Do this: Write again exactly the lines in the listing below, starting at the line with "Write the React, TypeScript" and ending at the line with "-40.3, -39.3, -40.5];", both included. Pictures are not copied.

(A run of records)

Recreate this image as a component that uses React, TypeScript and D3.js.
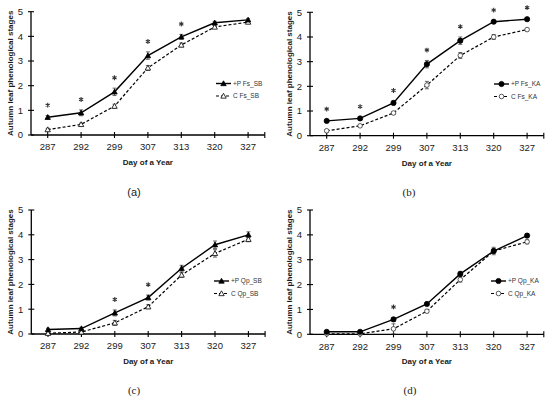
import React from "react";
import * as d3 from "d3";

const days = ["287", "292", "299", "307", "313", "320", "327"];
const yTicks = [0, 1, 2, 3, 4, 5];

const aP = [0.72, 0.9, 1.75, 3.22, 3.98, 4.55, 4.67];
const aC = [0.22, 0.43, 1.17, 2.72, 3.65, 4.38, 4.58];
const aPErr = [0.07, 0.12, 0.15, 0.15, 0.1, 0.06, 0.05];
const aCErr = [0.05, 0.05, 0.08, 0.1, 0.08, 0.06, 0.05];
const aStar = [1, 1, 1, 1, 1, 0, 0];

const bP = [0.6, 0.7, 1.33, 2.9, 3.85, 4.62, 4.72];
const bC = [0.2, 0.4, 0.92, 2.05, 3.25, 4.0, 4.3];
const bPErr = [0.06, 0.06, 0.08, 0.15, 0.15, 0.05, 0.05];
const bCErr = [0.05, 0.05, 0.06, 0.15, 0.12, 0.1, 0.05];
const bStar = [1, 1, 1, 1, 1, 1, 1];

const cP = [0.18, 0.22, 0.85, 1.47, 2.65, 3.6, 4.0];
const cC = [0.03, 0.08, 0.45, 1.1, 2.38, 3.25, 3.82];
const cPErr = [0.05, 0.05, 0.12, 0.1, 0.12, 0.15, 0.12];
const cCErr = [0.03, 0.03, 0.1, 0.08, 0.1, 0.15, 0.1];
const cStar = [0, 0, 1, 1, 0, 0, 0];

const dP = [0.1, 0.1, 0.6, 1.22, 2.43, 3.35, 3.97];
const dC = [0.02, 0.02, 0.22, 0.93, 2.2, 3.35, 3.72];
const dPErr = [0.05, 0.05, 0.08, 0.06, 0.1, 0.15, 0.08];
const dCErr = [0.03, 0.03, 0.2, 0.06, 0.1, 0.1, 0.08];
const dStar = [0, 0, 1, 0, 0, 0, 0];

const legendA = ["+P Fs_SB", "C Fs_SB"];
const legendB = ["+P Fs_KA", "C Fs_KA"];
const legendC = ["+P Qp_SB", "C Qp_SB"];
const legendD = ["+P Qp_KA", "C Qp_KA"];

const yTitle = "Autumn leaf phenological stages";
const xTitle = "Day of a Year";

type PanelProps = {
  ax: number; y0: number; y5: number;
  p: number[]; c: number[]; pErr: number[]; cErr: number[]; star: number[];
  legend: string[]; marker: "tri" | "circ";
  legX: number; legY: number;
  label: string; labelX: number; labelY: number; labelFont: string;
};

const TXT = "#1a1a1a";
const SANS = "'Liberation Sans', Arial, sans-serif";
const SERIF = "'Liberation Serif', 'Times New Roman', serif";
const starPath = d3.symbol().type(d3.symbolAsterisk).size(16)() as string;

function Marker({ x, y, kind, filled }: { x: number; y: number; kind: "tri" | "circ"; filled: boolean }) {
  if (kind === "tri") {
    const s = 2.7;
    const path = `M${x},${y - s} L${x + s},${y + s * 0.8} L${x - s},${y + s * 0.8} Z`;
    return <path d={path} fill={filled ? "#000" : "#fff"} stroke="#000" strokeWidth={0.8} />;
  }
  return <circle cx={x} cy={y} r={filled ? 2.6 : 2.3} fill={filled ? "#000" : "#fff"} stroke={filled ? "#000" : "#333"} strokeWidth={0.8} />;
}

function Panel(props: PanelProps) {
  const { ax, y0, y5, p, c, pErr, cErr, star, legend, marker, legX, legY } = props;
  const step = 33.4;
  const x = d3.scaleBand<string>().domain(days).range([ax, ax + step * days.length]).padding(0);
  const y = d3.scaleLinear().domain([0, 5]).range([y0, y5]);
  const cx = (d: string) => (x(d) as number) + x.bandwidth() / 2;
  const line = d3.line<number>().x((_, i) => cx(days[i])).y((v) => y(v));
  const xEnd = ax + step * days.length;
  const midY = (y0 + y5) / 2;
  const midX = (ax + xEnd) / 2;

  return (
    <g style={{ fontFamily: SANS }}>
      <line x1={ax} x2={ax} y1={y5} y2={y0} stroke="#000" strokeWidth={1.3} />
      <line x1={ax} x2={xEnd} y1={y0} y2={y0} stroke="#000" strokeWidth={1.3} />
      {yTicks.map((t) => (
        <g key={"yt" + t}>
          <line x1={ax - 3} x2={ax + 3} y1={y(t)} y2={y(t)} stroke="#000" strokeWidth={1.1} />
          <text x={ax - 8} y={y(t)} dy="0.35em" textAnchor="end" fontSize={9.5} fill={TXT}>{t}</text>
        </g>
      ))}
      {days.map((d) => (
        <g key={"xt" + d}>
          <line x1={cx(d)} x2={cx(d)} y1={y0 - 3} y2={y0 + 3} stroke="#000" strokeWidth={1.1} />
          <text x={cx(d)} y={y0 + 12} dy="0.35em" textAnchor="middle" fontSize={9.5} fill={TXT}>{d}</text>
        </g>
      ))}
      <line x1={xEnd} x2={xEnd} y1={y0 - 3} y2={y0 + 3} stroke="#000" strokeWidth={1.1} />
      <text x={midX} y={y0 + 27} dy="0.35em" textAnchor="middle" fontSize={8} fontWeight="bold" fill={TXT}>{xTitle}</text>
      <text transform={`translate(${ax - 21},${midY}) rotate(-90)`} textAnchor="middle" dy="0.35em" fontSize={8} fontWeight="bold" fill={TXT}>{yTitle}</text>

      {[{ v: c, e: cErr }, { v: p, e: pErr }].map((s, si) =>
        s.v.map((v, i) => {
          const xx = cx(days[i]);
          return (
            <g key={"eb" + si + i} stroke="#444" strokeWidth={0.8}>
              <line x1={xx} x2={xx} y1={y(v - s.e[i])} y2={y(v + s.e[i])} />
              <line x1={xx - 2} x2={xx + 2} y1={y(v - s.e[i])} y2={y(v - s.e[i])} />
              <line x1={xx - 2} x2={xx + 2} y1={y(v + s.e[i])} y2={y(v + s.e[i])} />
            </g>
          );
        })
      )}

      <path d={line(c) as string} fill="none" stroke="#000" strokeWidth={1.2} strokeDasharray="3,2" />
      <path d={line(p) as string} fill="none" stroke="#000" strokeWidth={1.4} />
      {c.map((v, i) => <Marker key={"mc" + i} x={cx(days[i])} y={y(v)} kind={marker} filled={false} />)}
      {p.map((v, i) => <Marker key={"mp" + i} x={cx(days[i])} y={y(v)} kind={marker} filled={true} />)}

      {star.map((s, i) =>
        s ? (
          <path key={"st" + i} d={starPath} transform={`translate(${cx(days[i])},${y(p[i] + pErr[i] + 0.42)})`} fill="none" stroke="#333" strokeWidth={1.1} />
        ) : null
      )}

      {legend.map((lab, li) => {
        const ly = legY + li * 12.5;
        return (
          <g key={"lg" + li}>
            <line x1={legX} x2={legX + 15} y1={ly} y2={ly} stroke="#000" strokeWidth={li === 0 ? 1.4 : 1.2} strokeDasharray={li === 0 ? undefined : "3,2"} />
            <Marker x={legX + 7.5} y={ly} kind={marker} filled={li === 0} />
            <text x={legX + 17} y={ly} dy="0.35em" fontSize={6.5} fill="#333">{lab}</text>
          </g>
        );
      })}

      <text x={props.labelX} y={props.labelY} dy="0.35em" textAnchor="middle" fontSize={11} style={{ fontFamily: props.labelFont }} fill={TXT}>{props.label}</text>
    </g>
  );
}

export default function App() {
  return (
    <svg width={550} height={399} style={{ position: "absolute", left: 0, top: 0, background: "#fff" }}>
      <rect width={550} height={399} fill="#fff" />
      <Panel ax={31} y0={135} y5={11.7} p={aP} c={aC} pErr={aPErr} cErr={aCErr} star={aStar}
        legend={legendA} marker="tri" legX={216} legY={83.5} label="(a)" labelX={134} labelY={192} labelFont={SANS} />
      <Panel ax={310} y0={135.7} y5={12.3} p={bP} c={bC} pErr={bPErr} cErr={bCErr} star={bStar}
        legend={legendB} marker="circ" legX={494} legY={84} label="(b)" labelX={409} labelY={192} labelFont={SERIF} />
      <Panel ax={31.3} y0={334} y5={210} p={cP} c={cC} pErr={cPErr} cErr={cCErr} star={cStar}
        legend={legendC} marker="tri" legX={214} legY={281} label="(c)" labelX={134} labelY={390} labelFont={SERIF} />
      <Panel ax={310} y0={334.3} y5={210} p={dP} c={dC} pErr={dPErr} cErr={dCErr} star={dStar}
        legend={legendD} marker="circ" legX={491} legY={281} label="(d)" labelX={410} labelY={390} labelFont={SERIF} />
    </svg>
  );
}
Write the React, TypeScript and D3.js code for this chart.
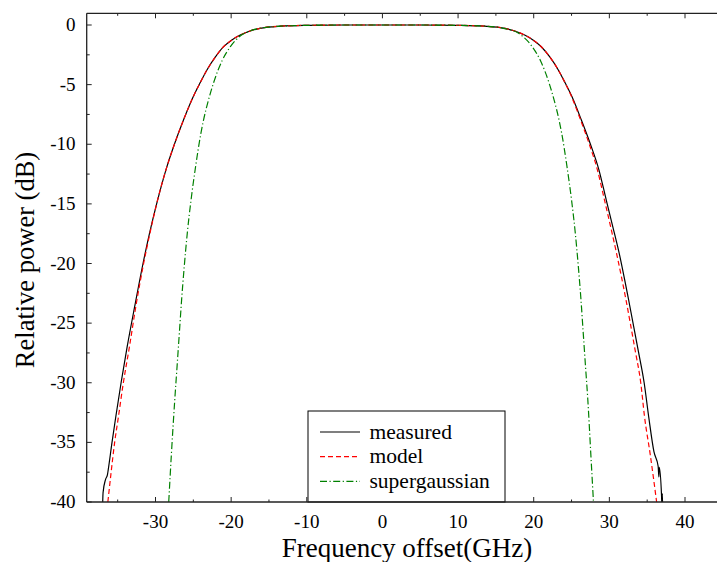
import React from "react";
import * as d3 from "d3";

const measuredF = [-37.0, -36.93, -36.6, -36.35, -36.25, -35.75, -35.25, -34.55, -33.75, -32.75, -31.65, -30.8, -29.85, -28.55, -27.5, -26.3, -25.0, -24.1, -23.2, -22.1, -21.0, -19.9, -18.8, -17.5, -16.2, -13.5, -10, -5, 0, 5, 10, 13.5, 16.2, 17.5, 18.8, 19.9, 21.0, 22.15, 23.25, 24.15, 25.05, 26.3, 27.5, 28.6, 29.6, 30.45, 31.25, 32.55, 33.8, 34.6, 35.2, 35.9, 36.45, 36.55, 36.6, 36.9, 36.95, 37.0, 37.05];
const measuredDb = [-40.5, -39.2, -38.1, -37.7, -37.3, -35, -32.85, -30, -27, -23.6, -20, -17.5, -15, -12, -10, -7.97, -6.0, -4.85, -3.77, -2.7, -1.82, -1.25, -0.84, -0.5, -0.28, -0.1, -0.03, 0, 0, 0, -0.03, -0.1, -0.28, -0.5, -0.84, -1.25, -1.82, -2.7, -3.77, -4.85, -6.0, -7.97, -10, -12.1, -14.7, -16.9, -19, -23.06, -27.25, -30, -32.85, -35.8, -37.0, -37.9, -37.1, -39.5, -40.3, -39.3, -40.5];

const modelF = [-36.3, -35.9, -35.4, -34.9, -34.25, -33.45, -32.6, -31.57, -30.75, -29.85, -28.55, -27.5, -26.3, -25.0, -24.1, -23.2, -22.1, -21.0, -19.9, -18.8, -17.5, -16.2, -13.5, -10, -5, 0, 5, 10, 13.5, 16.2, 17.5, 18.8, 19.9, 21.0, 22.15, 23.25, 24.15, 25.0, 26.2, 27.35, 28.4, 29.4, 30.2, 30.9, 32.2, 33.4, 34.15, 34.65, 35.4, 36.25];
const modelDb = [-40, -37.7, -35, -32.85, -30, -27, -23.6, -20, -17.5, -15, -12, -10, -7.97, -6.0, -4.85, -3.77, -2.7, -1.82, -1.25, -0.84, -0.5, -0.28, -0.1, -0.03, 0, 0, 0, -0.03, -0.1, -0.28, -0.5, -0.84, -1.25, -1.82, -2.7, -3.77, -4.85, -6.0, -7.97, -10, -12.1, -14.8, -17, -19, -23.06, -27.25, -30, -32.85, -36, -40];

const superF = [-28.25, -27.9, -27.45, -27.15, -26.85, -26.55, -26.2, -25.8, -25.3, -24.7, -24.0, -23.65, -23.0, -22.35, -21.2, -20.1, -18.8, -17.5, -16.2, -13.5, -10, -5, 0, 5, 10, 13.5, 16.0, 18.0, 19.8, 20.9, 22.05, 22.7, 23.35, 23.7, 24.4, 25.0, 25.5, 25.9, 26.25, 26.55, 26.85, 27.15, 27.55, 27.9];
const superDb = [-40, -36, -31.4, -28.65, -25.86, -23.06, -20.26, -17.47, -14.67, -11.88, -9.08, -7.97, -6.3, -4.9, -3.0, -1.82, -0.92, -0.5, -0.28, -0.1, -0.03, 0, 0, 0, -0.03, -0.1, -0.28, -0.7, -1.82, -3.0, -4.9, -6.3, -7.97, -9.08, -11.88, -14.67, -17.47, -20.26, -23.06, -25.86, -28.65, -31.4, -36, -40];

const xTicks = [-30, -20, -10, 0, 10, 20, 30, 40];
const xMinor = [-35, -25, -15, -5, 5, 15, 25, 35];
const yTicks = [0, -5, -10, -15, -20, -25, -30, -35, -40];
const yMinor = [-2.5, -7.5, -12.5, -17.5, -22.5, -27.5, -32.5, -37.5];
const seriesNames = ["measured", "model", "supergaussian"];

const W = 717, H = 562;
const L = 86.7, T = 13.3, B = 502;
const x = d3.scaleLinear().domain([-30, 40]).range([155.5, 685]);
const y = d3.scaleLinear().domain([0, -40]).range([25, 502]);
const R = 730;
const FONT = '"Liberation Serif", "Times New Roman", Tinos, serif';

export default function App() {
  const line = d3.line<[number, number]>().x(d => x(d[0])).y(d => y(d[1])).curve(d3.curveMonotoneX);
  const mk = (fs: number[], ds: number[]) => line(fs.map((f, i) => [f, ds[i]] as [number, number])) || "";
  const series = [
    { d: mk(measuredF, measuredDb), color: "#000", dash: "none" },
    { d: mk(modelF, modelDb), color: "#ff0000", dash: "5,3" },
    { d: mk(superF, superDb), color: "#008000", dash: "7,2.5,1.2,2.5" },
  ];
  const frame = "#222";
  const ts = { fontFamily: FONT };
  return (
    <svg width={W} height={H} style={{ position: "absolute", left: 0, top: 0, background: "#fff", fontFamily: FONT }}>
      <defs>
        <clipPath id="plot"><rect x={L} y={T} width={R - L} height={B - T} /></clipPath>
      </defs>
      <g clipPath="url(#plot)">
        {series.map((s, i) => (
          <path key={i} d={s.d} fill="none" stroke={s.color} strokeWidth={1.2} strokeDasharray={s.dash} />
        ))}
      </g>
      <line x1={L} x2={L} y1={T} y2={B} stroke={frame} strokeWidth={1.3} />
      <line x1={L} x2={R} y1={T} y2={T} stroke={frame} strokeWidth={1.3} />
      {xTicks.map(t => (
        <g key={"xt" + t}>
          <line x1={x(t)} x2={x(t)} y1={B} y2={B - 5} stroke={frame} />
          <line x1={x(t)} x2={x(t)} y1={T} y2={T + 5} stroke={frame} />
          <text x={x(t)} y={528} textAnchor="middle" fontSize={19} fill="#000" style={ts}>{t}</text>
        </g>
      ))}
      {xMinor.map(t => (
        <g key={"xm" + t}>
          <line x1={x(t)} x2={x(t)} y1={B} y2={B - 2.5} stroke={frame} />
          <line x1={x(t)} x2={x(t)} y1={T} y2={T + 2.5} stroke={frame} />
        </g>
      ))}
      {yTicks.map(t => (
        <g key={"yt" + t}>
          <line x1={L} x2={L + 5} y1={y(t)} y2={y(t)} stroke={frame} />
          <text x={75.5} y={y(t) + 6} textAnchor="end" fontSize={19} fill="#000" style={ts}>{t}</text>
        </g>
      ))}
      {yMinor.map(t => (
        <line key={"ym" + t} x1={L} x2={L + 3} y1={y(t)} y2={y(t)} stroke={frame} />
      ))}
      <text x={407} y={557} textAnchor="middle" fontSize={27} fill="#000" style={ts}>Frequency offset(GHz)</text>
      <text transform={`translate(34,260) rotate(-90)`} textAnchor="middle" fontSize={26.5} fill="#000" style={ts}>Relative power (dB)</text>
      <rect x={308} y={411} width={197} height={B - 411} fill="#fff" stroke="#000" strokeWidth={1} />
      {seriesNames.map((n, i) => (
        <g key={n}>
          <line x1={320} x2={360} y1={432 + i * 24.7} y2={432 + i * 24.7} stroke={series[i].color} strokeWidth={1.2} strokeDasharray={series[i].dash} />
          <text x={369.5} y={432 + i * 24.7 + 6.5} fontSize={21.5} fill="#000" style={ts}>{n}</text>
        </g>
      ))}
      <line x1={L} x2={R} y1={B} y2={B} stroke={frame} strokeWidth={1.3} />
    </svg>
  );
}
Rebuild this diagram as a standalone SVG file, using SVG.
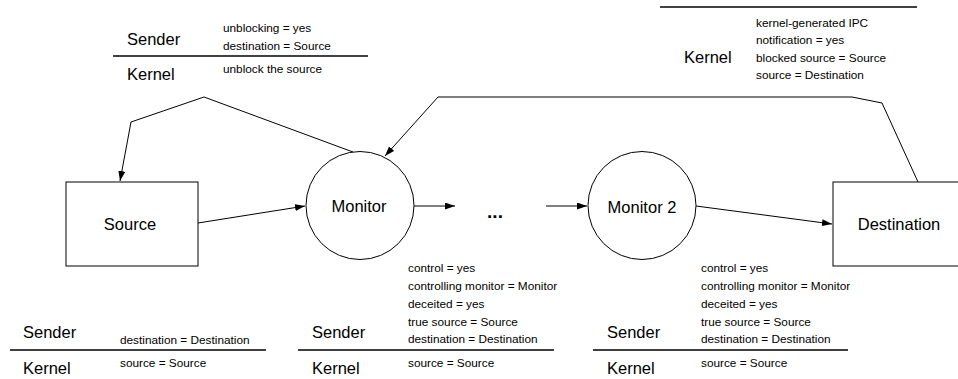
<svg xmlns="http://www.w3.org/2000/svg" width="958" height="379" viewBox="0 0 958 379">
<style>
  .big{font-family:"Liberation Sans",Arial,sans-serif;font-size:16.5px;fill:#000}
  .sm{font-family:"Liberation Sans",Arial,sans-serif;font-size:11.8px;fill:#000}
  .node{fill:#fff;stroke:#000;stroke-width:1}
  .conn{fill:none;stroke:#000;stroke-width:1}
  .sep{stroke:#000;stroke-width:1.3}
</style>
<defs>
  <marker id="ah" markerUnits="userSpaceOnUse" markerWidth="11" markerHeight="8" refX="10" refY="3.5" orient="auto">
    <path d="M0,0 L10,3.5 L0,7 z" fill="#000"/>
  </marker>
</defs>
<rect width="958" height="379" fill="#fff"/>

<g id="connectors">
  <line class="conn" x1="198" y1="223" x2="305" y2="206" marker-end="url(#ah)"/>
  <line class="conn" x1="414" y1="206" x2="455" y2="206" marker-end="url(#ah)"/>
  <line class="conn" x1="546" y1="206" x2="587" y2="206" marker-end="url(#ah)"/>
  <line class="conn" x1="696" y1="206" x2="832" y2="224" marker-end="url(#ah)"/>
  <polyline class="conn" points="353,152 204,97 131,122 120,181" marker-end="url(#ah)"/>
  <polyline class="conn" points="918,182 882,103 852,97 438,97 385,156" marker-end="url(#ah)"/>
</g>

<g id="source">
  <rect class="node" x="66" y="182" width="132" height="84"/>
  <text class="big" x="130" y="230" text-anchor="middle">Source</text>
</g>
<g id="monitor">
  <circle class="node" cx="360" cy="205.5" r="54"/>
  <text class="big" x="359" y="212" text-anchor="middle">Monitor</text>
</g>
<g id="dots">
  <text x="495" y="218" text-anchor="middle" style="font-family:'Liberation Sans',Arial,sans-serif;font-size:19px;font-weight:bold">...</text>
</g>
<g id="monitor2">
  <circle class="node" cx="642" cy="205.5" r="54"/>
  <text class="big" x="642" y="213" text-anchor="middle">Monitor 2</text>
</g>
<g id="destination">
  <rect class="node" x="833" y="182" width="140" height="84"/>
  <text class="big" x="899" y="230" text-anchor="middle">Destination</text>
</g>

<g id="label-top-left">
  <text class="big" x="127" y="45">Sender</text>
  <text class="sm" x="223" y="32">unblocking = yes</text>
  <text class="sm" x="223" y="49.5">destination = Source</text>
  <line class="sep" x1="113" y1="56" x2="368" y2="56"/>
  <text class="big" x="127" y="80">Kernel</text>
  <text class="sm" x="223" y="72.5">unblock the source</text>
</g>

<g id="label-top-right">
  <line class="sep" x1="660" y1="7" x2="917" y2="7"/>
  <text class="big" x="684" y="63">Kernel</text>
  <text class="sm" x="756" y="26.5">kernel-generated IPC</text>
  <text class="sm" x="756" y="44">notification = yes</text>
  <text class="sm" x="756" y="61.5">blocked source = Source</text>
  <text class="sm" x="756" y="79">source = Destination</text>
</g>

<g id="label-bottom-left">
  <text class="big" x="23" y="338">Sender</text>
  <text class="sm" x="120" y="344">destination = Destination</text>
  <line class="sep" x1="10" y1="350" x2="266" y2="350"/>
  <text class="big" x="23" y="374">Kernel</text>
  <text class="sm" x="120" y="367">source = Source</text>
</g>

<g id="label-bottom-middle">
  <text class="sm" x="408" y="272">control = yes</text>
  <text class="sm" x="408" y="290">controlling monitor = Monitor</text>
  <text class="sm" x="408" y="307.5">deceited = yes</text>
  <text class="sm" x="408" y="325.5">true source = Source</text>
  <text class="sm" x="408" y="343">destination = Destination</text>
  <text class="big" x="312" y="338">Sender</text>
  <line class="sep" x1="298" y1="350" x2="554" y2="350"/>
  <text class="big" x="312" y="374">Kernel</text>
  <text class="sm" x="408" y="367">source = Source</text>
</g>

<g id="label-bottom-right">
  <text class="sm" x="701" y="272">control = yes</text>
  <text class="sm" x="701" y="290">controlling monitor = Monitor</text>
  <text class="sm" x="701" y="307.5">deceited = yes</text>
  <text class="sm" x="701" y="325.5">true source = Source</text>
  <text class="sm" x="701" y="343">destination = Destination</text>
  <text class="big" x="607" y="338">Sender</text>
  <line class="sep" x1="593" y1="350" x2="848" y2="350"/>
  <text class="big" x="607" y="374">Kernel</text>
  <text class="sm" x="701" y="367">source = Source</text>
</g>
</svg>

Answer in full:
Write the React, TypeScript and D3.js code for this chart.
import React from "react";
import * as d3 from "d3";

const measuredF = [-37.0, -36.93, -36.6, -36.35, -36.25, -35.75, -35.25, -34.55, -33.75, -32.75, -31.65, -30.8, -29.85, -28.55, -27.5, -26.3, -25.0, -24.1, -23.2, -22.1, -21.0, -19.9, -18.8, -17.5, -16.2, -13.5, -10, -5, 0, 5, 10, 13.5, 16.2, 17.5, 18.8, 19.9, 21.0, 22.15, 23.25, 24.15, 25.05, 26.3, 27.5, 28.6, 29.6, 30.45, 31.25, 32.55, 33.8, 34.6, 35.2, 35.9, 36.45, 36.55, 36.6, 36.9, 36.95, 37.0, 37.05];
const measuredDb = [-40.5, -39.2, -38.1, -37.7, -37.3, -35, -32.85, -30, -27, -23.6, -20, -17.5, -15, -12, -10, -7.97, -6.0, -4.85, -3.77, -2.7, -1.82, -1.25, -0.84, -0.5, -0.28, -0.1, -0.03, 0, 0, 0, -0.03, -0.1, -0.28, -0.5, -0.84, -1.25, -1.82, -2.7, -3.77, -4.85, -6.0, -7.97, -10, -12.1, -14.7, -16.9, -19, -23.06, -27.25, -30, -32.85, -35.8, -37.0, -37.9, -37.1, -39.5, -40.3, -39.3, -40.5];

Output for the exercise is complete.